How is customer service and technical support?
The feedback I get from the analysts in the team is the first-line support is your traditional first line support, they'll log a call. We often get the responses in a timely manner. If it needs to be escalated, we've got good contacts within the wider organization and it gets escalated from level-one to level-two, definitely don't have any issues there.
It's nice to see that the vendor listens. If something does go wrong, they're on the phone giving you the support that you need. Other vendors don't necessarily do that as quickly as LogRhythm.
Which solutions did we use previously?
If we go back nine to 10 years, we had the advent of PCI. The standards council says you needed to use file integrity. The only real solution at the time was Tripwire. That's when I got introduced to Ross Brewer (Vice President and Managing Director of EMEA for LogRhythm). From that point, we knew this was the right solution. We wanted to gather the logs into a central place.
How was the initial setup?
In the various guises that I've had over the years, we've gone from multiple installations across 54 datacenters, globally, into our smaller setups. It's easy to install, it's pretty much, as they say, "out of the box," but it needs to be fed and watered on a daily basis. You do need a team to look after it, which I think is the same with any SIEM out there, but this is much easier to use. And because it's out of the box, you get the information you need within the first couple of hours.

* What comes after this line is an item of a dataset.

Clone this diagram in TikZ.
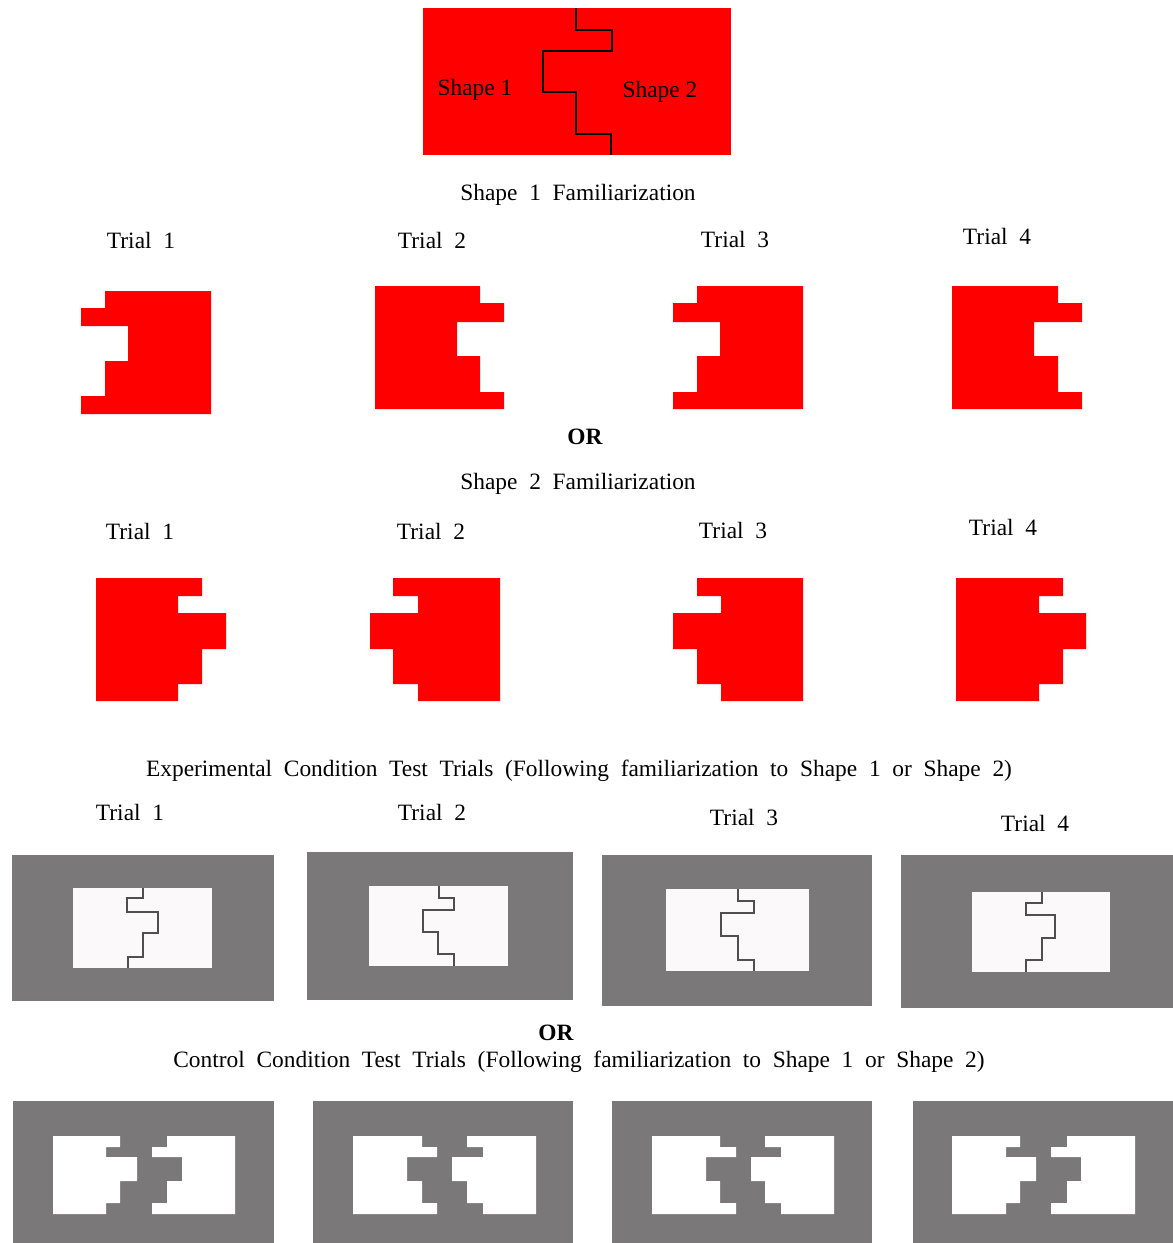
\documentclass[tikz,border=0pt]{standalone}
\usepackage{fontspec}
\setmainfont{Liberation Serif}
\definecolor{panelgray}{RGB}{122,120,121}
\definecolor{innerwhite}{RGB}{251,249,250}
\definecolor{lineGray}{RGB}{80,78,79}
\definecolor{shapered}{RGB}{255,0,0}
\newcommand\setrows[6]{\def\ya{#1}\def\yb{#2}\def\yc{#3}\def\yd{#4}\def\ye{#5}\def\yf{#6}}
\newcommand\widesp{\spaceskip=0.5em\relax}
% shape with straight left edge at #2 and right-edge profile #3..#7
\newcommand\rshape[7][]{\fill[#1] (#2,\ya) -- (#3,\ya) -- (#3,\yb) -- (#4,\yb) -- (#4,\yc) -- (#5,\yc) -- (#5,\yd) -- (#6,\yd) -- (#6,\ye) -- (#7,\ye) -- (#7,\yf) -- (#2,\yf) -- cycle;}
% shape with straight right edge at #2 and left-edge profile #3..#7
\newcommand\lshape[7][]{\fill[#1] (#2,\ya) -- (#3,\ya) -- (#3,\yb) -- (#4,\yb) -- (#4,\yc) -- (#5,\yc) -- (#5,\yd) -- (#6,\yd) -- (#6,\ye) -- (#7,\ye) -- (#7,\yf) -- (#2,\yf) -- cycle;}
% boundary line with profile #2..#6
\newcommand\bline[6][]{\draw[#1] (#2,\ya) -- (#2,\yb) -- (#3,\yb) -- (#3,\yc) -- (#4,\yc) -- (#4,\yd) -- (#5,\yd) -- (#5,\ye) -- (#6,\ye) -- (#6,\yf);}
\tikzset{
  txt/.style={font=\fontsize{23.4}{27}\selectfont, inner sep=0pt, anchor=base},
  bigtxt/.style={font=\fontsize{23.4}{27}\selectfont, inner sep=0pt, anchor=base, execute at begin node=\widesp},
  ortxt/.style={font=\fontsize{23.4}{27}\selectfont\bfseries, inner sep=0pt, anchor=base},
  redfill/.style={fill=shapered},
  whitefill/.style={fill=white},
  panel/.style={fill=panelgray},
  inner/.style={fill=innerwhite},
  cutline/.style={draw=lineGray, line width=1.3pt, line join=miter},
  topline/.style={draw=black, line width=1.6pt}
}
\begin{document}
\begin{tikzpicture}[x=1pt,y=-1pt]
\useasboundingbox (0,0) rectangle (1173,1243);
\fill[white] (0,0) rectangle (1173,1243);

% ---- top combined shape ----
\fill[shapered] (423,8) rectangle (731,155);
\setrows{8}{30}{51}{92}{134}{155}
\bline[topline]{576}{612}{543}{576}{611}
\node[txt] (s1) at (475,95) {Shape 1};
\node[txt] (s2) at (660,97) {Shape 2};

\node[bigtxt] (fam1) at (578,200) {Shape 1 Familiarization};
\node[bigtxt] (r1t1) at (141,248) {Trial 1};
\node[bigtxt] (r1t2) at (432,248) {Trial 2};
\node[bigtxt] (r1t3) at (735,247) {Trial 3};
\node[bigtxt] (r1t4) at (997,244) {Trial 4};

% ---- row 1 red shapes ----
\setrows{291}{308}{326}{361}{396}{414}
\lshape[redfill]{211}{105}{81}{128}{105}{81}
\setrows{286}{303}{322}{356}{392}{409}
\rshape[redfill]{375}{480}{504}{457}{480}{504}
\lshape[redfill]{803}{697}{673}{720}{697}{673}
\rshape[redfill]{952}{1058}{1082}{1034}{1058}{1082}

\node[ortxt] (or1) at (585,444) {OR};
\node[bigtxt] (fam2) at (578,489) {Shape 2 Familiarization};
\node[bigtxt] (r2t1) at (140,539) {Trial 1};
\node[bigtxt] (r2t2) at (431,539) {Trial 2};
\node[bigtxt] (r2t3) at (733,538) {Trial 3};
\node[bigtxt] (r2t4) at (1003,535) {Trial 4};

% ---- row 2 red shapes ----
\setrows{578}{596}{613}{649}{684}{701}
\rshape[redfill]{96}{202}{178}{226}{202}{178}
\lshape[redfill]{500}{393}{418}{370}{393}{418}
\lshape[redfill]{803}{697}{721}{673}{697}{721}
\rshape[redfill]{956}{1063}{1039}{1086}{1063}{1039}

\node[bigtxt] (exph) at (579,776) {Experimental Condition Test Trials (Following familiarization to Shape 1 or Shape 2)};
\node[bigtxt] (e1) at (130,820) {Trial 1};
\node[bigtxt] (e2) at (432,820) {Trial 2};
\node[bigtxt] (e3) at (744,825) {Trial 3};
\node[bigtxt] (e4) at (1035,831) {Trial 4};

% ---- experimental panels ----
\fill[panel] (12,855) rectangle (274,1001);
\fill[panel] (307,852) rectangle (573,1000);
\fill[panel] (602,855) rectangle (872,1006);
\fill[panel] (901,855) rectangle (1173,1008);
\fill[inner] (73,888) rectangle (212,968);
\fill[inner] (369,886) rectangle (508,966);
\fill[inner] (666,889) rectangle (809,971);
\fill[inner] (972,892) rectangle (1110,972);
\setrows{888}{898}{912}{933}{957}{968}
\bline[cutline]{143}{127}{158}{143}{128}
\setrows{886}{898}{910}{932}{954}{966}
\bline[cutline]{439}{454}{423}{438}{454}
\setrows{889}{901}{913}{936}{960}{971}
\bline[cutline]{738}{754}{721}{738}{754}
\setrows{892}{903}{915}{938}{960}{972}
\bline[cutline]{1042}{1026}{1055}{1042}{1026}

\node[ortxt] (or2) at (556,1040) {OR};
\node[bigtxt] (ctrlh) at (579,1067) {Control Condition Test Trials (Following familiarization to Shape 1 or Shape 2)};

% ---- control panels ----
\fill[panel] (13,1101) rectangle (274,1243);
\fill[panel] (313,1101) rectangle (573,1243);
\fill[panel] (612,1101) rectangle (872,1243);
\fill[panel] (913,1101) rectangle (1173,1243);
\setrows{1136}{1147}{1157}{1181}{1203}{1214}
\rshape[whitefill]{53}{120}{106}{137}{120}{106}
\lshape[whitefill]{235}{167}{152}{182}{167}{152}
\rshape[whitefill]{353}{422}{437}{407}{422}{437}
\lshape[whitefill]{536}{467}{483}{452}{467}{483}
\rshape[whitefill]{652}{720}{736}{706}{720}{736}
\lshape[whitefill]{834}{765}{781}{751}{765}{781}
\rshape[whitefill]{952}{1020}{1006}{1036}{1020}{1006}
\lshape[whitefill]{1135}{1067}{1051}{1081}{1067}{1051}
\end{tikzpicture}
\end{document}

Which other solutions did I evaluate?
With the new organization that I've been with for three and a half years, we spent seven months looking at other solutions out there; looking at Splunk, looking at ArcSight. We did a trial, we stood them up next to each other. Straight away it was fairly evident that the LogRhythm application itself, and the agent roll-out, was straight out of the box. Like I said, it needs feeding, watering every day, but in terms of being able to take the box, put it into your datacenter, get it up and running, they're definitely light years ahead of the competition.
What other advice do I have?
In terms of the criteria for selecting a vendor, it always comes down to cost.
And usability. I like to make sure that my analysts are hands-on when we look at these tools. What's the interface like? How easy is it to use? What's the after-sales like? What's their tech support like? These are all things we need to look at.
Also, which operating systems do the agents run on? Can you integrate into all the hardware that you've got? What syslog feeds can it take? Can it take SNMP as well?
If colleagues were looking to purchase a similar solution, the guidance that I'd give them is make sure that they draw out what they're looking to get from the solution. Make sure they have an inventory of hosts. Don't go all out, don't put everything on at once. As they said, don't try to boil the ocean at once. What are your critical hosts? Feed that information in first. Build case studies. What do you want to get from it, what are you looking for? And then work your way through it.
What I've done in the past is I've asked them to come over to our office and take a look at our implementation. I'm happy to share that information with others. I'm able to give them some case studies on what we've found with the Windows operating systems and some of the other hardware out there.
Disclosure: I am a real user, and this review is based on my own experience and opinions.